The Seventh Circuit has sustained the appeal of a petitioner for protection under the Convention Against Torture (CAT) involved in drug trafficking, who feared reprisals from the Zetas for the drugs seized by the police. “The parties agree that a fugitive Los Zetas leader warned Rivas-Pena that he would be responsible if anything happened to the contraband and that ‘several hundred thousand dollars,’ in Dr. Jones’s expert opinion, “‘s not an amount the Zetas will forgive and forget.’ Given these facts—and Dr. Jones’s additional unchallenged opinion that Rivas-Pena faces ‘a very high to near certainty [] of being tortured and killed if deported to Mexico’—a reasonable factfinder would not dismiss as merely ‘speculative’ Rivas-Pena’s fear of harm by Los Zetas.”

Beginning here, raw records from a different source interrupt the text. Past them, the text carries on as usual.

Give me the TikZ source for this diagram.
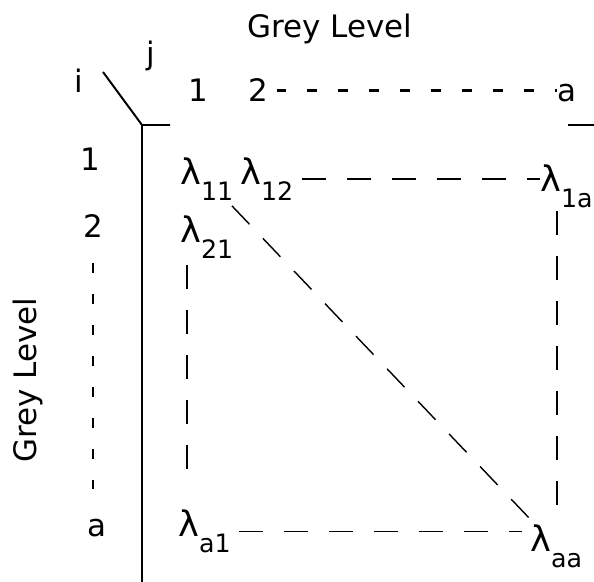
\documentclass[tikz,border=0pt]{standalone}
\usepackage{fontspec}
\setmainfont{DejaVu Sans}
\usetikzlibrary{positioning, calc}

\newcommand\lam[1]{\fontsize{25}{27}\selectfont λ\raisebox{-11pt}{\fontsize{18}{20}\selectfont #1}}

\begin{document}
\begin{tikzpicture}[
    x=0.025cm, y=-0.025cm,
    every node/.style={font=\fontsize{22}{26}\selectfont, inner sep=0pt},
    ent/.style={anchor=base west},
    axis/.style={line width=1.4pt},
    idx/.style={line width=1.5pt, dash pattern=on 7pt off 15pt},
    cell/.style={line width=1.3pt, dash pattern=on 17pt off 15pt},
    diag/.style={line width=1pt, dash pattern=on 18pt off 14pt}
]
\useasboundingbox (0,0) rectangle (594,582);

% axis titles
\node[anchor=base] (xlab) at (330,38) {Grey Level};
\node[rotate=90] (ylab) at (28,380) {Grey Level};
\node[anchor=base] (ilab) at (79,93) {i};
\node (jlab) at (151,56) {j};

% column indices
\node[anchor=base] (t1) at (198,102) {1};
\node[anchor=base] (t2) at (258,102) {2};
\node[anchor=base] (ta) at (567,102) {a};

% row indices
\node (l1) at (90,159) {1};
\node (l2) at (93,226) {2};
\node (la) at (97,528) {a};

% matrix entries
\node[ent] (m11) at (180,185) {\lam{11}};
\node[ent] (m12) at (240,185) {\lam{12}};
\node[ent] (m1a) at (540,192) {\lam{1a}};
\node[ent] (m21) at (180,243) {\lam{21}};
\node[ent] (ma1) at (178,537) {\lam{a1}};
\node[ent] (maa) at (530,552) {\lam{aa}};

% axes
\coordinate (slash) at (103,72);
\coordinate (corner) at (142,125);
\coordinate (tick) at (170,125);
\coordinate (axbot) at (142,582);
\coordinate (rtl) at (568,125);
\coordinate (rtr) at (594,125);
\draw[axis] (slash) -- (corner) -- (tick);
\draw[axis] (corner) -- (axbot);
\draw[axis] (rtl) -- (rtr);

% index dashes
\draw[idx, shorten <=6pt] (t2.east) -- (t2.east -| ta.west);
\draw[idx, shorten <=18pt, shorten >=14pt] (l2.south) -- (l2.south |- la.north);

% matrix dashes
\coordinate (rtop) at ($(m1a.south west)+(17,3)$);
\coordinate (ltop) at ($(m21.south west)+(7,6)$);
\draw[cell, shorten <=6pt] (m12.east) -- (m12.east -| m1a.west);
\draw[cell] (rtop) -- (rtop |- maa.north);
\draw[cell, shorten >=18pt] (ltop) -- (ltop |- ma1.north);
\draw[cell, shorten <=6pt, shorten >=6pt] (ma1.east) -- (ma1.east -| maa.west);
\draw[diag, shorten <=5pt] (m11) -- (maa);
\end{tikzpicture}
\end{document}
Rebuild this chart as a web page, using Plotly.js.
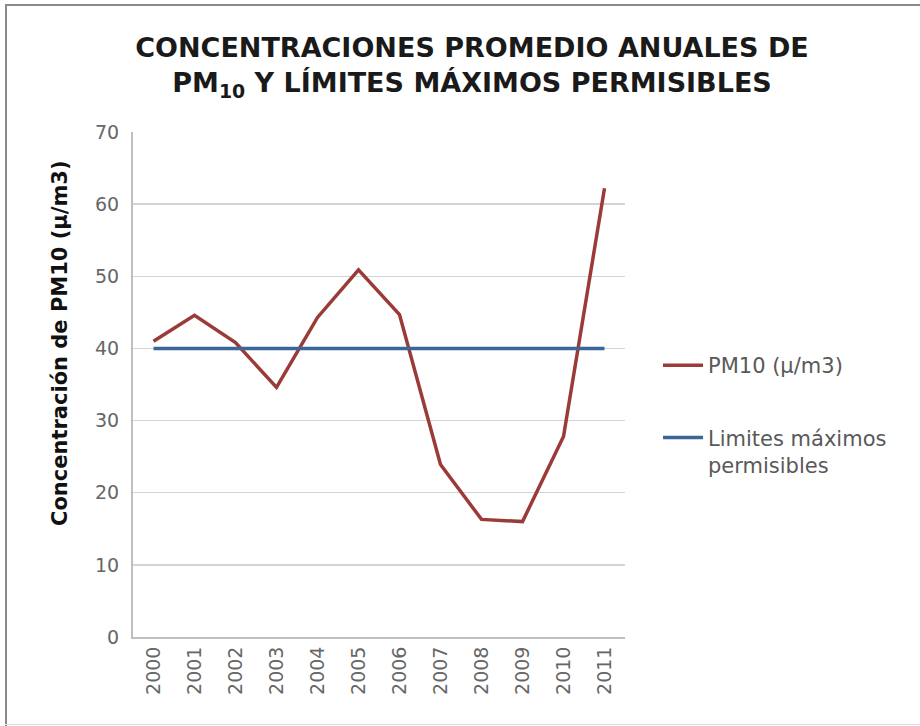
<!DOCTYPE html>
<html>
<head>
<meta charset="utf-8">
<script src="https://cdn.plot.ly/plotly-3.0.1.min.js"></script>
<style>
html,body{margin:0;padding:0;background:#fff;}
#wrap{position:relative;width:920px;height:726px;overflow:hidden;}
#chart{position:absolute;left:0;top:0;width:920px;height:726px;}
.bl{position:absolute;left:5px;top:4px;width:2px;height:722px;background:#8a8a8a;}
.bt{position:absolute;left:5px;top:4px;width:915px;height:2px;background:#8a8a8a;}
.bb{position:absolute;left:5px;top:724px;width:915px;height:1px;background:#e0e0e0;}
</style>
</head>
<body>
<div id="wrap">
<div id="chart"></div>
<div class="bl"></div><div class="bt"></div><div class="bb"></div>
</div>
<script>
const years = ["2000","2001","2002","2003","2004","2005","2006","2007","2008","2009","2010","2011"];
const pm10 = [41.0, 44.6, 40.8, 34.6, 44.3, 50.9, 44.7, 23.9, 16.3, 16.0, 27.8, 62.2];
const limite = [40, 40, 40, 40, 40, 40, 40, 40, 40, 40, 40, 40];
const yTicks = [0, 10, 20, 30, 40, 50, 60, 70];

const tickFont = {family: "DejaVu Sans", size: 19, color: "#666666"};
const W = 920, H = 726;
const L = 133, R = 625, T = 132, B = 637;

const traces = [
  {x: years, y: pm10, type: "scatter", mode: "lines", name: "PM10 (µ/m3)",
   legendgroup: "a", line: {color: "#9b3b38", width: 3.5}},
  {x: years, y: limite, type: "scatter", mode: "lines", name: "Limites máximos<br>permisibles",
   legendgroup: "b", line: {color: "#3c6599", width: 3.5}}
];

const layout = {
  width: W, height: H,
  margin: {l: L, r: W - R, t: T, b: H - B, pad: 0},
  paper_bgcolor: "rgba(0,0,0,0)", plot_bgcolor: "#fff",
  showlegend: true,
  title: {
    text: "CONCENTRACIONES PROMEDIO ANUALES DE<br>PM<sub>10</sub> Y LÍMITES MÁXIMOS PERMISIBLES",
    font: {family: "DejaVu Sans", size: 27, color: "#1a1a1a", weight: 700},
    x: 472 / W, xref: "container", xanchor: "center",
    y: 1 - 57 / H, yref: "container", yanchor: "top"
  },
  xaxis: {
    type: "category", range: [-0.5, 11.5], tickvals: years, ticktext: years,
    tickangle: -90, tickfont: tickFont, showgrid: false, zeroline: false,
    showline: true, linecolor: "#bfbfbf", linewidth: 2, ticks: "", ticklen: 0
  },
  yaxis: {
    range: [0, 70], tickvals: yTicks, ticktext: yTicks.map(String),
    tickfont: tickFont, showgrid: true, gridcolor: "#d4d4d4", gridwidth: 1.5,
    zeroline: false, showline: true, linecolor: "#bfbfbf", linewidth: 2,
    ticks: "", ticklabelstandoff: 8
  },
  legend: {
    x: (658 - L) / (R - L), xanchor: "left", y: (B - 345) / (B - T), yanchor: "top",
    font: {family: "DejaVu Sans", size: 21, color: "#595959"},
    traceorder: "grouped", tracegroupgap: 42, itemwidth: 40, valign: "top",
    bgcolor: "rgba(0,0,0,0)"
  },
  annotations: [{
    text: "Concentración de PM10 (µ/m3)", textangle: -90,
    xref: "paper", yref: "paper",
    x: (60 - L) / (R - L), y: (B - 343) / (B - T),
    xanchor: "center", yanchor: "middle", showarrow: false,
    font: {family: "DejaVu Sans", size: 21, color: "#111", weight: 700}
  }]
};

Plotly.newPlot("chart", traces, layout, {displayModeBar: false, staticPlot: true});
</script>
</body>
</html>
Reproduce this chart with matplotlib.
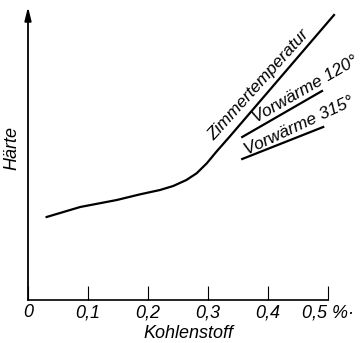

“The only explanation the Board and the judge gave for dismissing Rivas-Pena’s fears as ‘speculative; was that neither Rivas-Pena nor his family have been ‘tortured, harmed, threatened, or even inquired after’ by Los Zetas since 2013. That explanation from the Board and the judge fails to engage with why Rivas-Pena has had no recent contact with Los Zetas: he has been in jail or federal immigration custody in the United States ever since he incurred his ‘debt’ to the cartel in 2013. While it is conceivable that the cartel has members who are detained in the United States, it is not surprising that the cartel would bide its time until Rivas-Pena is no longer protected by American authorities.”